Wednesday, March 22, 2017

Age-Old Adages for the Bull Market

There are plenty of age-old adages about the stock market that focus on the Fed’s impact on the market. They tend to be cautionary and are recited by old timers who’ve lived through some wicked bear markets and fearsome corrections. The basic message is that the Fed is your friend until it isn’t. Consider the following:

(1) Zweig. Martin Zweig was a highly respected analyst and investor who passed away in 2013. He famously often said “Don’t fight the Fed.” He started his newsletter in 1971 and his hedge fund in 1984. On Friday, October 16, 1987, in a memorable appearance on Wall Street Week with Louis Rukeyser, he warned of an imminent stock market crash. It happened the following Monday, and Zweig became an investment rock star. His newsletter, The Zweig Forecast, had a stellar track record, according to Mark Hulbert, who tracks such things.

In his 1986 book Winning on Wall Street, Zweig elaborated on his famous saying: “Monetary conditions exert an enormous influence on stock prices. Indeed, the monetary climate—primarily the trend in interest rates and Federal Reserve policy—is the dominant factor in determining the stock market’s major direction. … Generally, a rising trend in rates is bearish for stocks; a falling trend is bullish.” There are two reasons for this, he wrote: “First, falling interest rates reduce the competition on stocks from other investments, especially short-term instruments such as Treasury bills, certificates of deposit, or money market funds. … Second, when interest rates fall, it costs corporations less to borrow. … As expenses fall, profits rise. … So, as interest rates drop, investors tend to bid prices higher, partly on the expectation of better earnings. The opposite effect occurs when interest rates rise.”

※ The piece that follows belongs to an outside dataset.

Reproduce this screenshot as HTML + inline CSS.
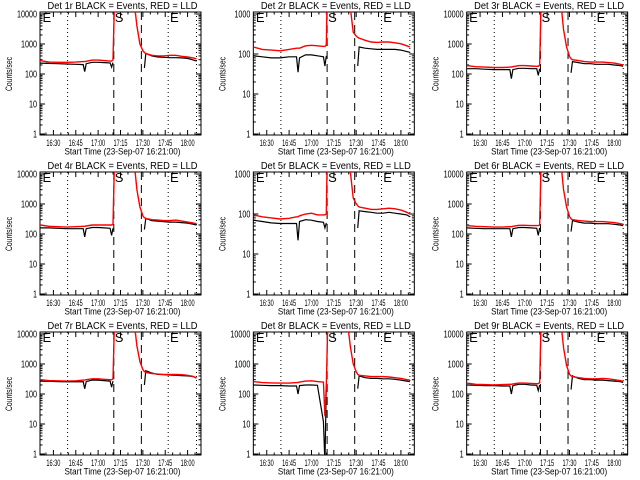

(2) Martin. In 1949, President Harry Truman appointed Scott Paper CEO Thomas McCabe to run the Fed. McCabe pushed to regain the Fed’s power over monetary policy and did so with the Fed-Treasury Accord of 1951. He negotiated the deal with Assistant Treasury Secretary William McChesney Martin. McCabe returned to Scott Paper and Martin took over as chairman of a re-empowered Federal Reserve on April 2, 1951, serving in that position until January 31, 1970 under five presidents. The March 1951 Accord freed the Fed and marked the start of the modern Federal Reserve System. Under Martin, the Fed’s overriding goals became price and macroeconomic stability. He believed that the Fed’s job was to be a party pooper. His famous “punch bowl” metaphor seems to trace back to a speech given on October 19, 1955 in which he said:

“In the field of monetary and credit policy, precautionary action to prevent inflationary excesses is bound to have some onerous effects—if it did not it would be ineffective and futile. Those who have the task of making such policy don’t expect you to applaud. The Federal Reserve, as one writer put it, after the recent increase in the discount rate, is in the position of the chaperone who has ordered the punch bowl removed just when the party was really warming up.”

(3) Gould. According to the Market Technicians Association, the late technical analysis pioneer Edson Gould, who was active from the 1930s through the 1970s, observed that “whenever the Federal Reserve raises either the federal funds target rate, margin requirements, or reserve requirements three times without a decline, the stock market is likely to suffer a substantial, perhaps serious, setback.” This adage is widely known as “three steps and a stumble.” So far, investors are betting against it since stocks actually rose sharply last Wednesday after the Fed hiked the federal funds rate for the third time since the Great Recession.

What do the data show about the relationship between the Fed’s monetary policy cycle and the S&P 500? Monthly data for the index show that it tends to bottom during the beginning of easing phases of monetary policy, when the Fed is lowering the federal funds rate. It tends to continue rising through the end of the easing phases and even when the Fed starts raising interest rates. Three rate hikes may cause occasional stumbles, but it’s hard to see them in the data.

What does stand out is that the tightening phase of monetary policy often ends in tears because it tends to trigger financial crises. Forward P/Es have a tendency to peak before the crises hit as investors begin to fret that higher interest rates may be starting to stress the economy.